DATASET EXCERPT:
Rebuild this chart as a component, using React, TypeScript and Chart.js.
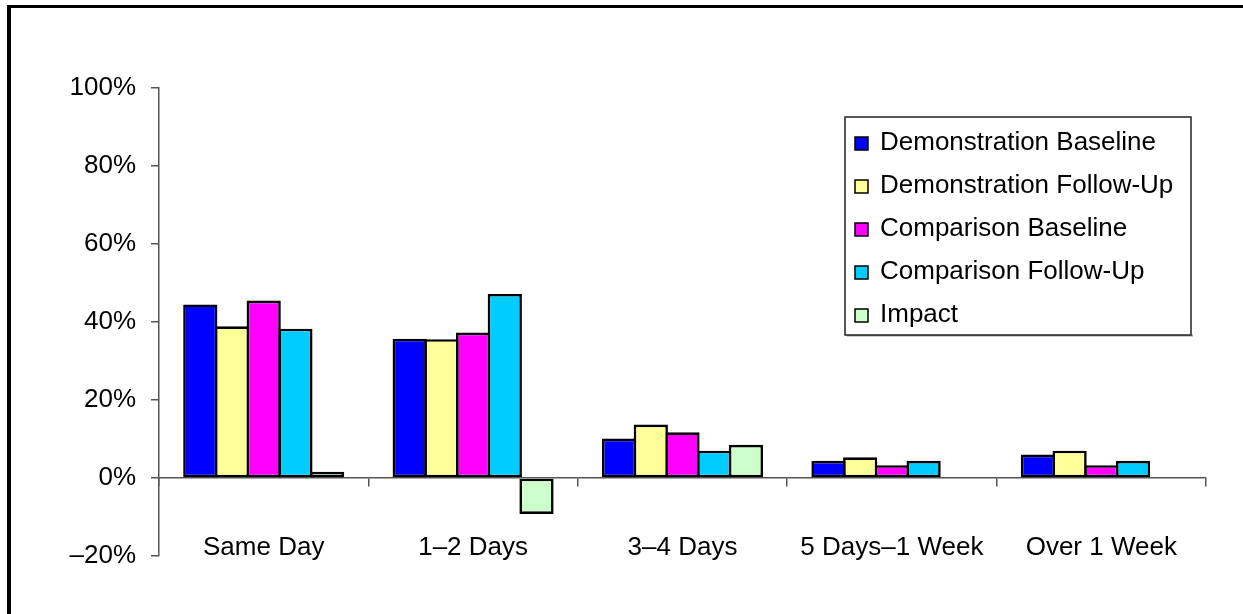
import React, { useEffect, useRef } from "react";
import { Chart, registerables } from "chart.js";

Chart.register(...registerables);

// Response time categories and the share of cases in each, by group (percent)
const categories = ["Same Day", "1\u20132 Days", "3\u20134 Days", "5 Days\u20131 Week", "Over 1 Week"];
const demonstrationBaseline = [44.5, 35.7, 10.1, 4.4, 6.0];
const demonstrationFollowUp = [38.9, 35.6, 13.7, 5.3, 7.0];
const comparisonBaseline = [45.5, 37.3, 11.7, 3.3, 3.3];
const comparisonFollowUp = [38.3, 47.2, 7.0, 4.4, 4.4];
const impact = [1.6, -9.2, 8.5, 0, 0];

const seriesNames = [
  "Demonstration Baseline",
  "Demonstration Follow-Up",
  "Comparison Baseline",
  "Comparison Follow-Up",
  "Impact",
];
const seriesColors = ["#0000FF", "#FFFF99", "#FF00FF", "#00CCFF", "#CCFFCC"];

const yTicks = [-20, 0, 20, 40, 60, 80, 100];

const FONT = "'Liberation Sans', Arial, Helvetica, sans-serif";
const AXIS_COLOR = "#555555";

// Legend drawn as a framed box inside the plot area, top right
const boxedLegend = {
  id: "boxedLegend",
  afterDraw(chart: any, _args: any, opts: any) {
    const { ctx } = chart;
    const { left, top, right, bottom, rowHeight, firstBaseline, swatch, textX, swatchX } = opts;
    ctx.save();
    // soft shadow along the lower edge
    ctx.fillStyle = "#9a9a9a";
    ctx.fillRect(left + 2, bottom - 0.5, right - left, 2);
    ctx.fillStyle = "#ffffff";
    ctx.fillRect(left, top, right - left, bottom - top);
    ctx.strokeStyle = "#222222";
    ctx.lineWidth = 1.5;
    ctx.strokeRect(left, top, right - left, bottom - top);

    ctx.font = `26px ${FONT}`;
    ctx.textBaseline = "alphabetic";
    ctx.textAlign = "left";
    chart.data.datasets.forEach((ds: any, i: number) => {
      const base = firstBaseline + i * rowHeight;
      ctx.fillStyle = ds.backgroundColor;
      ctx.fillRect(swatchX, base - swatch, swatch, swatch);
      ctx.strokeStyle = "#000000";
      ctx.lineWidth = 1.5;
      ctx.strokeRect(swatchX, base - swatch, swatch, swatch);
      ctx.fillStyle = "#000000";
      ctx.fillText(ds.label, textX, base);
    });
    ctx.restore();
  },
};

export default function App() {
  const canvasRef = useRef<HTMLCanvasElement | null>(null);

  useEffect(() => {
    const canvas = canvasRef.current;
    if (!canvas) return;

    const seriesData = [
      demonstrationBaseline,
      demonstrationFollowUp,
      comparisonBaseline,
      comparisonFollowUp,
      impact,
    ];

    const chart = new Chart(canvas, {
      type: "bar",
      data: {
        labels: categories,
        datasets: seriesData.map((values, i) => ({
          label: seriesNames[i],
          data: values,
          backgroundColor: seriesColors[i],
          borderColor: "#000000",
          borderWidth: 2.6,
          borderSkipped: false,
          categoryPercentage: 0.757,
          barPercentage: 1.08,
        })),
      },
      options: {
        responsive: false,
        animation: false,
        devicePixelRatio: 1,
        layout: { padding: { top: 88, right: 37, bottom: 58, left: 0 } },
        plugins: {
          legend: { display: false },
          tooltip: { enabled: false },
          boxedLegend: {
            left: 845,
            top: 117,
            right: 1191,
            bottom: 335,
            rowHeight: 43,
            firstBaseline: 150,
            swatch: 13,
            swatchX: 855,
            textX: 880,
          },
        } as any,
        scales: {
          x: {
            type: "category",
            position: { y: 0 } as any,
            offset: true,
            grid: {
              display: true,
              offset: true,
              drawOnChartArea: false,
              drawTicks: true,
              tickLength: 8,
              color: AXIS_COLOR,
              lineWidth: 1.5,
            },
            border: { display: true, color: AXIS_COLOR, width: 1.5 },
            ticks: {
              color: "#000000",
              font: { family: FONT, size: 26 },
              padding: 46,
              maxRotation: 0,
              autoSkip: false,
            },
          },
          y: {
            type: "linear",
            min: yTicks[0],
            max: yTicks[yTicks.length - 1],
            afterBuildTicks: (scale: any) => {
              scale.ticks = yTicks.map((v) => ({ value: v }));
            },
            afterFit: (scale: any) => {
              scale.width = 159;
            },
            grid: {
              display: true,
              drawOnChartArea: false,
              drawTicks: true,
              tickLength: 8,
              color: AXIS_COLOR,
              lineWidth: 1.5,
            },
            border: { display: true, color: AXIS_COLOR, width: 1.5 },
            ticks: {
              color: "#000000",
              font: { family: FONT, size: 26 },
              padding: 15,
              callback: (v: any) => (Number(v) < 0 ? `\u2013${Math.abs(Number(v))}%` : `${v}%`),
            },
          },
        },
      },
      plugins: [boxedLegend],
    });

    return () => chart.destroy();
  }, []);

  return (
    <div
      style={{
        position: "fixed",
        left: 0,
        top: 0,
        width: 1243,
        height: 614,
        overflow: "hidden",
        background: "#ffffff",
      }}
    >
      <canvas
        ref={canvasRef}
        width={1243}
        height={614}
        style={{ position: "absolute", left: 0, top: 0, width: 1243, height: 614 }}
      />
      <div
        style={{
          position: "absolute",
          left: 7,
          top: 5,
          width: 1300,
          height: 700,
          borderTop: "3px solid #000000",
          borderLeft: "4px solid #000000",
          pointerEvents: "none",
        }}
      />
    </div>
  );
}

WHAT THE TASK ASKS: Except for the pictures, copy the material above exactly.

FINAL RESULT:
Rebuild this chart as a component, using React, TypeScript and Chart.js.
import React, { useEffect, useRef } from "react";
import { Chart, registerables } from "chart.js";

Chart.register(...registerables);

// Response time categories and the share of cases in each, by group (percent)
const categories = ["Same Day", "1\u20132 Days", "3\u20134 Days", "5 Days\u20131 Week", "Over 1 Week"];
const demonstrationBaseline = [44.5, 35.7, 10.1, 4.4, 6.0];
const demonstrationFollowUp = [38.9, 35.6, 13.7, 5.3, 7.0];
const comparisonBaseline = [45.5, 37.3, 11.7, 3.3, 3.3];
const comparisonFollowUp = [38.3, 47.2, 7.0, 4.4, 4.4];
const impact = [1.6, -9.2, 8.5, 0, 0];

const seriesNames = [
  "Demonstration Baseline",
  "Demonstration Follow-Up",
  "Comparison Baseline",
  "Comparison Follow-Up",
  "Impact",
];
const seriesColors = ["#0000FF", "#FFFF99", "#FF00FF", "#00CCFF", "#CCFFCC"];

const yTicks = [-20, 0, 20, 40, 60, 80, 100];

const FONT = "'Liberation Sans', Arial, Helvetica, sans-serif";
const AXIS_COLOR = "#555555";

// Legend drawn as a framed box inside the plot area, top right
const boxedLegend = {
  id: "boxedLegend",
  afterDraw(chart: any, _args: any, opts: any) {
    const { ctx } = chart;
    const { left, top, right, bottom, rowHeight, firstBaseline, swatch, textX, swatchX } = opts;
    ctx.save();
    // soft shadow along the lower edge
    ctx.fillStyle = "#9a9a9a";
    ctx.fillRect(left + 2, bottom - 0.5, right - left, 2);
    ctx.fillStyle = "#ffffff";
    ctx.fillRect(left, top, right - left, bottom - top);
    ctx.strokeStyle = "#222222";
    ctx.lineWidth = 1.5;
    ctx.strokeRect(left, top, right - left, bottom - top);

    ctx.font = `26px ${FONT}`;
    ctx.textBaseline = "alphabetic";
    ctx.textAlign = "left";
    chart.data.datasets.forEach((ds: any, i: number) => {
      const base = firstBaseline + i * rowHeight;
      ctx.fillStyle = ds.backgroundColor;
      ctx.fillRect(swatchX, base - swatch, swatch, swatch);
      ctx.strokeStyle = "#000000";
      ctx.lineWidth = 1.5;
      ctx.strokeRect(swatchX, base - swatch, swatch, swatch);
      ctx.fillStyle = "#000000";
      ctx.fillText(ds.label, textX, base);
    });
    ctx.restore();
  },
};

export default function App() {
  const canvasRef = useRef<HTMLCanvasElement | null>(null);

  useEffect(() => {
    const canvas = canvasRef.current;
    if (!canvas) return;

    const seriesData = [
      demonstrationBaseline,
      demonstrationFollowUp,
      comparisonBaseline,
      comparisonFollowUp,
      impact,
    ];

    const chart = new Chart(canvas, {
      type: "bar",
      data: {
        labels: categories,
        datasets: seriesData.map((values, i) => ({
          label: seriesNames[i],
          data: values,
          backgroundColor: seriesColors[i],
          borderColor: "#000000",
          borderWidth: 2.6,
          borderSkipped: false,
          categoryPercentage: 0.757,
          barPercentage: 1.08,
        })),
      },
      options: {
        responsive: false,
        animation: false,
        devicePixelRatio: 1,
        layout: { padding: { top: 88, right: 37, bottom: 58, left: 0 } },
        plugins: {
          legend: { display: false },
          tooltip: { enabled: false },
          boxedLegend: {
            left: 845,
            top: 117,
            right: 1191,
            bottom: 335,
            rowHeight: 43,
            firstBaseline: 150,
            swatch: 13,
            swatchX: 855,
            textX: 880,
          },
        } as any,
        scales: {
          x: {
            type: "category",
            position: { y: 0 } as any,
            offset: true,
            grid: {
              display: true,
              offset: true,
              drawOnChartArea: false,
              drawTicks: true,
              tickLength: 8,
              color: AXIS_COLOR,
              lineWidth: 1.5,
            },
            border: { display: true, color: AXIS_COLOR, width: 1.5 },
            ticks: {
              color: "#000000",
              font: { family: FONT, size: 26 },
              padding: 46,
              maxRotation: 0,
              autoSkip: false,
            },
          },
          y: {
            type: "linear",
            min: yTicks[0],
            max: yTicks[yTicks.length - 1],
            afterBuildTicks: (scale: any) => {
              scale.ticks = yTicks.map((v) => ({ value: v }));
            },
            afterFit: (scale: any) => {
              scale.width = 159;
            },
            grid: {
              display: true,
              drawOnChartArea: false,
              drawTicks: true,
              tickLength: 8,
              color: AXIS_COLOR,
              lineWidth: 1.5,
            },
            border: { display: true, color: AXIS_COLOR, width: 1.5 },
            ticks: {
              color: "#000000",
              font: { family: FONT, size: 26 },
              padding: 15,
              callback: (v: any) => (Number(v) < 0 ? `\u2013${Math.abs(Number(v))}%` : `${v}%`),
            },
          },
        },
      },
      plugins: [boxedLegend],
    });

    return () => chart.destroy();
  }, []);

  return (
    <div
      style={{
        position: "fixed",
        left: 0,
        top: 0,
        width: 1243,
        height: 614,
        overflow: "hidden",
        background: "#ffffff",
      }}
    >
      <canvas
        ref={canvasRef}
        width={1243}
        height={614}
        style={{ position: "absolute", left: 0, top: 0, width: 1243, height: 614 }}
      />
      <div
        style={{
          position: "absolute",
          left: 7,
          top: 5,
          width: 1300,
          height: 700,
          borderTop: "3px solid #000000",
          borderLeft: "4px solid #000000",
          pointerEvents: "none",
        }}
      />
    </div>
  );
}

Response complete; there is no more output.